Source : Le Semeur d’yeux, Sentiers de Varlam Chalamov, par Luba Jurgenson, éditions Verdier.
En 1926, à Paris, la revue Verstes publie La
Vie d’Avvakoum, suscitant l’étonnement du critique Gueorgui
Adamovitch : à quoi bon reproduire ce texte ? Or, il s’agit d’une
nouvelle version « parisienne » réalisée par Alexis Remizov.
« Je me sens héritier de Biély et de Remizov » affirme Chalamov.
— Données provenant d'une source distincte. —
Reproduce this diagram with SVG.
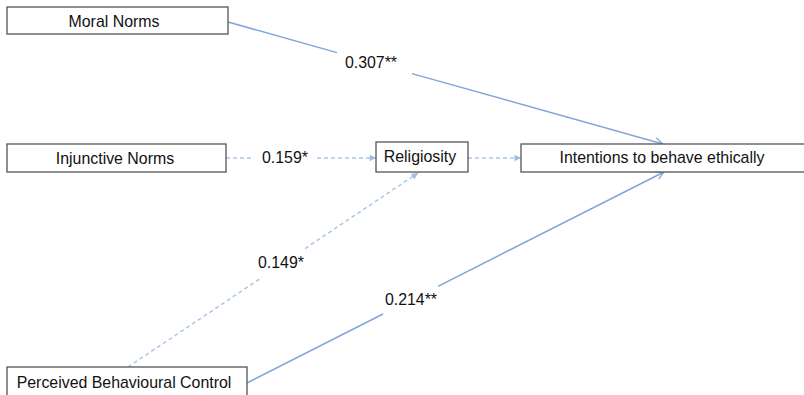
<svg xmlns="http://www.w3.org/2000/svg" width="804" height="395" viewBox="0 0 804 395">
<style>
.box{fill:#fff;stroke:#555;stroke-width:1.3}
.t{font-family:"Liberation Sans",Arial,sans-serif;font-size:15.9px;fill:#111;text-anchor:middle}
.s{fill:none;stroke:#80a6d8;stroke-width:1.5}
.d{fill:none;stroke:#adc6e8;stroke-width:1.5;stroke-dasharray:4 3}
</style>
<defs>
<marker id="open" viewBox="0 0 10 10" refX="9" refY="5" markerWidth="10" markerHeight="10" markerUnits="userSpaceOnUse" orient="auto">
<path d="M1,1 L9,5 L1,9" fill="none" stroke="#80a6d8" stroke-width="1.3"/>
</marker>
<marker id="fill" viewBox="0 0 10 10" refX="9" refY="5" markerWidth="8" markerHeight="8" markerUnits="userSpaceOnUse" orient="auto">
<path d="M1,1 L9,5 L1,9 Z" fill="#9dbbe4"/>
</marker>
</defs>
<g id="connectors">
<line class="s" x1="228" y1="22" x2="337" y2="52.6"/>
<line class="s" x1="412" y1="73.6" x2="663" y2="144" marker-end="url(#open)"/>
<text class="t" x="371" y="68">0.307**</text>
<line class="d" x1="226" y1="158" x2="254" y2="158"/>
<line class="d" x1="317" y1="158" x2="376" y2="158" marker-end="url(#fill)"/>
<text class="t" x="285" y="163">0.159*</text>
<line class="d" x1="468" y1="158" x2="521" y2="158" marker-end="url(#fill)"/>
<line class="d" x1="128" y1="367" x2="262" y2="277.4"/>
<line class="d" x1="305" y1="248.6" x2="418" y2="173" marker-end="url(#fill)"/>
<text class="t" x="281" y="268">0.149*</text>
<line class="s" x1="247" y1="383" x2="383" y2="314"/>
<line class="s" x1="438" y1="286.3" x2="664" y2="172" marker-end="url(#open)"/>
<text class="t" x="411" y="305">0.214**</text>
</g>
<g id="moral"><rect class="box" x="7" y="7" width="221" height="27"/><text class="t" x="114" y="26.5">Moral Norms</text></g>
<g id="injunctive"><rect class="box" x="7" y="144" width="219" height="28"/><text class="t" x="115" y="164">Injunctive Norms</text></g>
<g id="religiosity"><rect class="box" x="376" y="142" width="92" height="30"/><text class="t" x="420" y="162">Religiosity</text></g>
<g id="intentions"><rect class="box" x="521" y="144" width="290" height="28"/><text class="t" x="662" y="163">Intentions to behave ethically</text></g>
<g id="pbc"><rect class="box" x="7" y="367" width="240" height="34"/><text class="t" x="124" y="388">Perceived Behavioural Control</text></g>
</svg>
Ce n’est pas simplement une position idéologique,
contre le réalisme socialiste et le roman tolstoïen. Chalamov se sent
réellement apparenté à Remizov. Ce dernier recopie le texte d’Avvakoum à partir
de trois versions connues : d’une certaine façon il imite le geste d’Avvakoum
qui, comme d’autres ecclésiastiques de son époque, est un copiste. Remizov
revendique ce rôle. L’œuvre d’Avvakoum, manuscrite, sacrée, est présentée par
lui comme sans cesse menacée par le feu.
Le philosophe et mythologue Vladimir Toporov a diagnostiqué
chez Remizov, auteur du Feu des choses, un véritable « complexe du feu. » Il est, par
exemple, « témoin », du supplice d’Avvakoum :
« Puis-je l’oublier ? Je me rappelle le
printemps grondant de Poustoziorsk, l’aurore qui, en sa magnificence, s’épanouit
d’un bout à l’autre de la nuit, les gelées d’avril, les cygnes volant vers le
nord. Sur la place, devant une prison en terre-paille, une charpente de troncs
de bouleaux blancs, entourée de bûches, de paille et d’étoupe : au milieu,
quatre poteaux avec quatre captifs eux-mêmes comme en terre-paille, attachés
par des cordes… Le feu inondait les genoux d’Avvakoum, il se projeta, pareil à
une langue incandescente, bâillonna sa bouche et lécha ses yeux. Soudain,
déchaîné, avec un sifflement, il s’enroula autour de la barbe, en arrachant les
mèches, et s’éleva au-dessus du poteau. »
Chalamov, lui non plus, « ne peut pas
oublier », il « se souvient » d’Avvakoum. On peut se souvenir de
son propre supplice, une auto-hagiographie le permet. Avvakoum est autant un
personnage du dix-septième siècle que des années vingt, ou plutôt, il est bien
davantage un personnage des années vingt que du dix-septième siècle. Volochine,
Merejkovski, Remizov.
D’après Iouri Rozanov, ce dernier est le plus proche pour Chalamov. Grand lecteur de formalistes, celui-ci connaissait pleinement le travail du linguiste Viktor Vinogradov, Des Tâches de la stylistique : Observations sur le style de La Vie de l’Archiprêtre Avvakoum (1923) À la manière de Pierre Ménard qui recopie l’œuvre de Cervantès en la rendant nouvelle (Borges), les modernistes russes recréent Avvakoum. Chalamov, lui aussi, est un « copiste » : il s’approprie le destin de martyrs qui l’ont précédé de façon à se les réinventer. Et il écrit sa propre hagiographie.